Non-government sanctioned media and critical news reports are frequently described as ‘false news’ in Egypt.
The fate of four Al Jazeera journalists detained in Egypt has been highlighted by top media rights organisation Reporters Without Borders (RSF), which issued a statement to Egyptian authorities on Monday.
The report, published just days after Qatar’s Amir Sheikh Tamim bin Hamad Al Thani visited Cairo for the first time since the blockade, said the Al Jazeera journalists “have been paying for the political rivalry between the two countries for too long and have no place being in prison.”
“We reiterate our call for the release of the four Al Jazeera journalists imprisoned in Egypt,” said Sabrina Bennoui, the head of RSF’s Middle East department.
The journalists, Rabie El Sheikh, Ahmed El Nagdy, Bahaa Ed Din Ibrahim and Hesham Abdel Aziz have been detained preventively since August 2021, August 2020, February 2020 and June 2019 respectively on charges of “membership of a banned group” and “spreading false information.”
The Qatar-based Al Jazeera network was banned after President Abdelfattah El Sisi forcefully seized power from Egypt’s first democratically-elected President Mohammed Morsi in a military coup in 2013. He also outlawed the Muslim Brotherhood and launched a major and brutal crackdown on its members and supporters after capturing control.
Al Jazeera, which closed its offices after Egyptian security forces broke up demonstrations in Rabia and Al Nahda squares on 14 August 2013, began broadcasting once again in August 2021, after an eight year hiatus.
Egypt was among four countries, namely Saudi Arabia, United Arab Emirates and Bahrain, that imposed an illegal air, land and sea blockade on Qatar in 2017 over allegations that Doha had supported terrorism and was ‘too close‘ to Iran and Turkey.
The embargo had a massive impact across the board, with diplomatic ties broken, imports coming to a halt and nationals of all involved countries bearing the brunt of the political crisis.
However, the crisis came to an end in January 2021, when the Al Ula Declaration was signed to restore diplomatic and trade ties between Qatar and the blockading quartet.
Egypt and press repression
Rights groups have pointed their accusatory fingers at Sisi’s government for jailing tens of thousands of dissidents and outlawing virtually all forms of political opposition, describing it as part of a brutal campaign to silence critical journalists.
Egypt was the world’s third-worst jailer of journalists on CPJ’s 2021 prison census, which found that the number of reporters jailed for their work hit a new global record of 293, up from a revised total of 280 in 2020.
Non-government sanctioned media and critical news reports are frequently described as ‘false news’ in Egypt.
Ahmed Taha, an Al Jazeera Media Network presenter was sentenced to 15 years in prison in absentia by an Egyptian court for “spreading false news” during an interview with Abdul Moneim Aboul Fotouh, a leading opposition figure and former presidential candidate in 2018.
Taha slammed the court ruling as “lacking logic” and “shameful” for those who issued it, and that this decision does not reflect on him or his colleagues.
“This sentence is not against me; it’s against the Al Jazeera Network, against press freedom and journalists in Egypt,” Taha said in an interview with Al Jazeera in late May.
His sentencing comes months after Egypt’s National Strategy on Human Rights, a plan to address human rights violations in the country, was released.
Taha expressed his amusement regarding the ruling against him, saying: “How would you stand in front of the world and say: ‘I sentenced a TV presenter to 15 years because he hosted a public figure.

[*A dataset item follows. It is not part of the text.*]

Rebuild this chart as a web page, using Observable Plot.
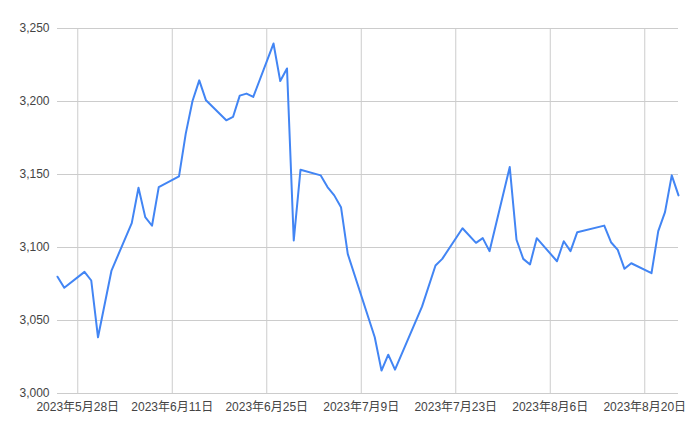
<!DOCTYPE html>
<html>
<head>
<meta charset="utf-8">
<script src="https://cdn.jsdelivr.net/npm/d3@7"></script>
<script src="https://cdn.jsdelivr.net/npm/@observablehq/plot@0.6"></script>
<style>
  html, body { margin: 0; padding: 0; background: #fff; }
  #chart svg { display: block; }
</style>
</head>
<body>
<div id="chart"></div>
<script>
const dates = [
  "2023-05-25","2023-05-26","2023-05-29","2023-05-30","2023-05-31","2023-06-02",
  "2023-06-05","2023-06-06","2023-06-07","2023-06-08","2023-06-09",
  "2023-06-12","2023-06-13","2023-06-14","2023-06-15","2023-06-16",
  "2023-06-19","2023-06-20","2023-06-21","2023-06-22","2023-06-23",
  "2023-06-26","2023-06-27","2023-06-28","2023-06-29","2023-06-30",
  "2023-07-03","2023-07-04","2023-07-05","2023-07-06","2023-07-07",
  "2023-07-11","2023-07-12","2023-07-13","2023-07-14",
  "2023-07-18","2023-07-20","2023-07-21",
  "2023-07-24","2023-07-26","2023-07-27","2023-07-28",
  "2023-07-31","2023-08-01","2023-08-02","2023-08-03","2023-08-04",
  "2023-08-07","2023-08-08","2023-08-09","2023-08-10",
  "2023-08-14","2023-08-15","2023-08-16","2023-08-17","2023-08-18",
  "2023-08-21","2023-08-22","2023-08-23","2023-08-24","2023-08-25"
];
const values = [
  3080, 3072.4, 3083.3, 3077.4, 3038.5, 3084.2,
  3116.7, 3140.9, 3120.8, 3114.9, 3141.4,
  3148.7, 3178, 3200.3, 3214.5, 3200.8,
  3187.1, 3189.4, 3204, 3205.4, 3203.1,
  3239.7, 3214, 3222.6, 3104.8, 3153.3,
  3149.4, 3141.4, 3135.7, 3127.6, 3095.6,
  3038.5, 3015.7, 3026.6, 3016.3,
  3059.5, 3087.7, 3092.2,
  3113.2, 3103.2, 3106.4, 3097.5,
  3155.1, 3105.3, 3092.2, 3088.4, 3106.4,
  3090.6, 3104.3, 3097.5, 3110.5,
  3115, 3103.6, 3098.4, 3085.4, 3089.2,
  3082.4, 3111.2, 3124.2, 3149.4, 3135.7
];
const xTickDates = ["2023-05-28","2023-06-11","2023-06-25","2023-07-09","2023-07-23","2023-08-06","2023-08-20"];
const yTicks = [3000, 3050, 3100, 3150, 3200, 3250];
const xDomain = ["2023-05-25", "2023-08-25"];
const yDomain = [3000, 3250];

const parse = d3.utcParse("%Y-%m-%d");
const data = dates.map((d, i) => ({date: parse(d), value: values[i]}));
const xTicks = xTickDates.map(parse);
const fmtDate = d => `${d.getUTCFullYear()}年${d.getUTCMonth() + 1}月${d.getUTCDate()}日`;

const chart = Plot.plot({
  width: 700,
  height: 433,
  marginTop: 28,
  marginBottom: 40,
  marginLeft: 57,
  marginRight: 22,
  style: {
    fontFamily: "Arial, 'Liberation Sans', 'Noto Sans CJK JP', sans-serif",
    fontSize: "12px",
    color: "#444",
    background: "#fff"
  },
  x: {type: "utc", domain: xDomain.map(parse)},
  y: {domain: yDomain},
  marks: [
    Plot.gridY(yTicks, {stroke: "#cccccc", strokeOpacity: 1, strokeWidth: 1}),
    Plot.gridX(xTicks, {stroke: "#cccccc", strokeOpacity: 1, strokeWidth: 1}),
    Plot.axisY(yTicks, {tickSize: 0, tickPadding: 8, tickFormat: d3.format(","), label: null, fill: "#444"}),
    Plot.axisX(xTicks, {tickSize: 0, tickPadding: 9, tickFormat: fmtDate, label: null, fill: "#444"}),
    Plot.line(data, {x: "date", y: "value", stroke: "#4285f4", strokeWidth: 2, strokeLinejoin: "round"})
  ]
});
document.getElementById("chart").appendChild(chart);
</script>
</body>
</html>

How are they going to justify this?'”
Despite this, Cairo has denied holding political prisoners.
Warming Egypt- Qatar relations
Hours after the summit in Saudi Arabia’s Al Ula, Qatari Finance Minister Ali Al Emadi attended the inauguration of the St. Regis Hotel in Cairo – a $1.3 billion investment by the Qatari Diar Real Estate Investment Company. This made Al Emadi the first Qatari minister to visit the Egyptian capital since June 2017.
In June 2021, Egypt’s Sisi named Amr El Sherbiny as the country’s envoy to Doha, seen at the time as a step towards rapid economic and diplomatic normalisation between the two countries.
More recently, Egypt’s state-run Al Ahram daily reported the talks held during Qatar’s Amir Sheikh Tamim’s visit to Egypt last week were centred around ensuring the “full normalisation” of ties between the two nations after resuming relations early in 2021.
In March, Qatar announced it had struck investment agreements worth a combined $5 billion injected in Egypt’s economy, with “$3 billion deposited in the Central Bank of Egypt and $2 billion dollars for investment,” Egypt’s Finance Minister Mohamed Maait told Doha News in an exclusive interview at the sidelines of this year’s Qatar Economic Forum.